Look for the string "chart" in every line, and copy each line that has it.

+++++

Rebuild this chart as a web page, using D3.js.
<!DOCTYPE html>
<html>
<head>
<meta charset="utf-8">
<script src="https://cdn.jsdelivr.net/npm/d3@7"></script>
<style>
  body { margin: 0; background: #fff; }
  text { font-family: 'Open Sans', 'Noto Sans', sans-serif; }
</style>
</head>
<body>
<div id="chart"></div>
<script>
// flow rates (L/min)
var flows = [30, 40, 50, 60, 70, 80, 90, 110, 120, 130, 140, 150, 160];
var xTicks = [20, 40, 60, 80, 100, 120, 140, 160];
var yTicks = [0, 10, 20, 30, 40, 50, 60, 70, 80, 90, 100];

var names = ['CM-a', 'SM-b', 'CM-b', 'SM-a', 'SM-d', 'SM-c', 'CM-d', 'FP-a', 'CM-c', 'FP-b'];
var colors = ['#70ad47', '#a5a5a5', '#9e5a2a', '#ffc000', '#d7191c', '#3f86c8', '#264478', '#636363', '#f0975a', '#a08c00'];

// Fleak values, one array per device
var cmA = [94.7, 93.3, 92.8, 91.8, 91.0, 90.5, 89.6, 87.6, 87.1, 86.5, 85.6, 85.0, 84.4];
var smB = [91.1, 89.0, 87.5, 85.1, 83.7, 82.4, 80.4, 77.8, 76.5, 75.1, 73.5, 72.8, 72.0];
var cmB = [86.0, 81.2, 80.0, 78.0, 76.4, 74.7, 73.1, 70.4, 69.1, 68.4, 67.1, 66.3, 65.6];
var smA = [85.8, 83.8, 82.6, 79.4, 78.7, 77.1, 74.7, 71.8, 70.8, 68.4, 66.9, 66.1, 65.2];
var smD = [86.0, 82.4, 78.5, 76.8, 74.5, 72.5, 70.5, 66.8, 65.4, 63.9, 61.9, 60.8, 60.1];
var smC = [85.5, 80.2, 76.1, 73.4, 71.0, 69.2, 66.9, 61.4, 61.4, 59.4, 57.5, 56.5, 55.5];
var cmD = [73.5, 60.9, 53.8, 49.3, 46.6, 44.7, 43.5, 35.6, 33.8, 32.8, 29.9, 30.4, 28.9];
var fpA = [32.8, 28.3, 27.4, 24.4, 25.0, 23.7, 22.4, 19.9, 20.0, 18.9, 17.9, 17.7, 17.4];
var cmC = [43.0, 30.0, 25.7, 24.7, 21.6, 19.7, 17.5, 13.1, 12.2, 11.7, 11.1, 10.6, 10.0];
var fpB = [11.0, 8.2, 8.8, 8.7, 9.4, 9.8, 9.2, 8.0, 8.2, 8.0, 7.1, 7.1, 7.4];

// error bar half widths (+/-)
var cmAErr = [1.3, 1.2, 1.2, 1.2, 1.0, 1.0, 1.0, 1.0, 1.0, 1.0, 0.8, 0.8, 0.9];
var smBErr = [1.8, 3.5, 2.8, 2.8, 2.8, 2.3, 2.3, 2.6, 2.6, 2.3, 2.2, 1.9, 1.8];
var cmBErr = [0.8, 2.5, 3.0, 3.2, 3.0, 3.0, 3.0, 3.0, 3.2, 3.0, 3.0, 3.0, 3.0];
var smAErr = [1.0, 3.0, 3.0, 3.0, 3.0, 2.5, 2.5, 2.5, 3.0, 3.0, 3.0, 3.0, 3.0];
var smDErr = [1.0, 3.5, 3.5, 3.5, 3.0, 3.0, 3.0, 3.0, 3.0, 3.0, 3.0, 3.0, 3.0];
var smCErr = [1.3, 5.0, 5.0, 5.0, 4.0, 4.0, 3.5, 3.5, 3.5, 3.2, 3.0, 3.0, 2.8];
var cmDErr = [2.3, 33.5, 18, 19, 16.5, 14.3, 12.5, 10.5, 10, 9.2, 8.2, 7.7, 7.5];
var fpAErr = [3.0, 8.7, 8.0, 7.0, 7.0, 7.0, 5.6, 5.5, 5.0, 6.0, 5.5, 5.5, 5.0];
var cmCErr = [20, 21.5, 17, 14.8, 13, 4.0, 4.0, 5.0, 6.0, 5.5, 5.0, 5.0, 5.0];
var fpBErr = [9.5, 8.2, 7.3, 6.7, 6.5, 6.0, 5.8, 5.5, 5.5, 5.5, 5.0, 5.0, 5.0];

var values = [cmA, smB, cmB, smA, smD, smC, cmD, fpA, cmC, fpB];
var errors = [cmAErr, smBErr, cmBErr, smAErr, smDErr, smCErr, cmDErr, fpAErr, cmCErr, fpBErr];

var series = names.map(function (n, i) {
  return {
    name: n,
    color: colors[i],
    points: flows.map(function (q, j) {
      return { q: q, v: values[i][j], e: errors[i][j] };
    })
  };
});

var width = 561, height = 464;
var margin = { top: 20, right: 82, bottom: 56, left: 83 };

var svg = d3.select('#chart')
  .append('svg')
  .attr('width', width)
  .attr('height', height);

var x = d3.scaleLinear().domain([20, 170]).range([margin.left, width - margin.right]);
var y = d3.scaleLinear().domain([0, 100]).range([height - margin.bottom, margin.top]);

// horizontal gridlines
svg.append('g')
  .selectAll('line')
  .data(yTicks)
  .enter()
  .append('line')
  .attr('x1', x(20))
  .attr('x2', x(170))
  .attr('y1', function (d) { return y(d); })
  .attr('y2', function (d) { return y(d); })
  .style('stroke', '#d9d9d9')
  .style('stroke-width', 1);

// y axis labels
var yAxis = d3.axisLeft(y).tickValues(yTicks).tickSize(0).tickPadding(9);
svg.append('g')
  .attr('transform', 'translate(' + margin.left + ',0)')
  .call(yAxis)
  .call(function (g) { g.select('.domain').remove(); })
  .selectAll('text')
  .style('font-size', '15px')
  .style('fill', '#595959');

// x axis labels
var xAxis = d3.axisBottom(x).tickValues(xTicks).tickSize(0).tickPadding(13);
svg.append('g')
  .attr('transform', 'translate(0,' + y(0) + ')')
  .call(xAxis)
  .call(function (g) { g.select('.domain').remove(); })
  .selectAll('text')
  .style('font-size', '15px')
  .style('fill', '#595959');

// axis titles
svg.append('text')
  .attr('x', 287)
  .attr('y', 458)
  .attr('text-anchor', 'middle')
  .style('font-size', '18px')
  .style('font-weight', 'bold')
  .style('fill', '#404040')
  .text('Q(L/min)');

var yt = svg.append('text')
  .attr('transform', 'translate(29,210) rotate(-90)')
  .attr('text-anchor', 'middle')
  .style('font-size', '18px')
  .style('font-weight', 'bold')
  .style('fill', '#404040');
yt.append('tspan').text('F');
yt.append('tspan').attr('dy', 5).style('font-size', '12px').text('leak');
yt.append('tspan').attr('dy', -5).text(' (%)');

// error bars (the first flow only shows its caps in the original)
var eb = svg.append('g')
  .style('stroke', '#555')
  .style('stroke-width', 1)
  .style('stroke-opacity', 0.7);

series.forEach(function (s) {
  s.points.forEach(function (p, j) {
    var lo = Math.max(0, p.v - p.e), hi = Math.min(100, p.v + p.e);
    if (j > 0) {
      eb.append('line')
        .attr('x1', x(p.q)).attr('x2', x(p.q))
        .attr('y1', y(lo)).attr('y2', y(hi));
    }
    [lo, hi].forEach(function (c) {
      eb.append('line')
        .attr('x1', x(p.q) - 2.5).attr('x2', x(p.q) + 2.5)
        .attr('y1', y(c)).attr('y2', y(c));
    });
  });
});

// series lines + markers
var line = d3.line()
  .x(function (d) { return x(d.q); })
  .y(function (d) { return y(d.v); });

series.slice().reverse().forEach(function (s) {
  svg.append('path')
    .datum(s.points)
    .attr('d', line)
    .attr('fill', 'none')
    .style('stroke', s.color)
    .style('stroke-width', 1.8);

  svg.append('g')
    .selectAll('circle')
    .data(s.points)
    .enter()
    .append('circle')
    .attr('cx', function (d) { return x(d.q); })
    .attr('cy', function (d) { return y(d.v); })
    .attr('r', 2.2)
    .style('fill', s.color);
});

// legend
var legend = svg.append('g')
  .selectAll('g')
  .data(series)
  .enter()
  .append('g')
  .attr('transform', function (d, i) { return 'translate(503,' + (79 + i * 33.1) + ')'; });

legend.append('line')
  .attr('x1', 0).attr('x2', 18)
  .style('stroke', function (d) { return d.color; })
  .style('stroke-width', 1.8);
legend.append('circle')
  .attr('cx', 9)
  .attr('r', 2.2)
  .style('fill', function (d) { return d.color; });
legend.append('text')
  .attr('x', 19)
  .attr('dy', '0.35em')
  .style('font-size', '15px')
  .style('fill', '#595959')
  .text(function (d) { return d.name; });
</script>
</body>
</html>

+++++

== WRITTEN ANSWER ==
Rebuild this chart as a web page, using D3.js.
<div id="chart"></div>
var svg = d3.select('#chart')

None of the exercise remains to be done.